Tropical Storm Andrea drenches Florida's west coast
CNN — (CNN) -- Heavy rains and 60 mph winds pounded the west coast of south Florida from the Keys to the Tampa area Thursday morning, the National Hurricane Center reported.
The first named storm of the Atlantic hurricane season -- Andrea -- could bring gusts that approach hurricane-force (74 mph or stronger) in the afternoon, but forecasters said in an 8 a.m. alert that the system won't have enough opportunity over water to strengthen into a hurricane before its center reaches the coast north of Tampa.

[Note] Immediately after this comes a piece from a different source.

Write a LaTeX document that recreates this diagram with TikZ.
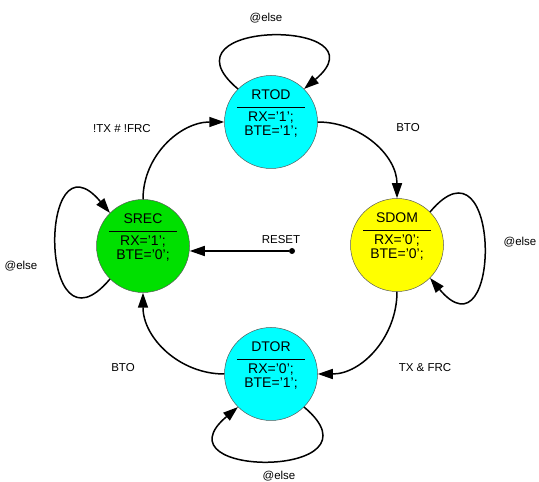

As of 8 a.m. ET Thursday, Andrea was 160 miles west of Tampa, Florida, and was headed north-northeast at 14 mph.
The main threat from Andrea will be torrential rain, which will cause flooding across the northern half of Florida, especially along the west coast. Rainfall totals could be as high as 6 inches. Weak tornadoes could also be spawned by the storm as it moves across the state.
Compared to the violent tornadoes that touched down recently in Oklahoma and caused devastating damage, tornadoes spawned by tropical systems are usually relatively weak and only touch down briefly, causing scattered damage.
A tornado watch is currently posted for central and south Florida until 11 a.m. ET.
Though it's set to soak Tallahassee, Sue Carpenter doesn't expect Andrea to deter many of her dedicated Pilates students, she told CNN less than an hour before Lifelong Fitness Pilates studio opened. If it gets bad, she may close, she said.
But by 8 a.m., none of her private class clients had called to cancel.
"They're dedicated," she said.
Across town at Mike's Liquor and Beer Barn, the delivery trucks arrived earlier than usual Wednesday morning. "We'll see an upswing" in business during the morning, he said.
"But I think it's not gonna be anything special, nothing real bad. It's been so long since Tallahassee had a storm. Today I think people are just now realizing it's coming."
The storm will also drench southeastern Georgia with as much as 8 inches of rain in some areas. The eastern parts of North and South Carolina could see up to 4 inches of rain, the National Hurricane Center said.
"The combination of a storm surge and the tide will cause normally dry areas near the coast to be flooded by rising waters," according to the center.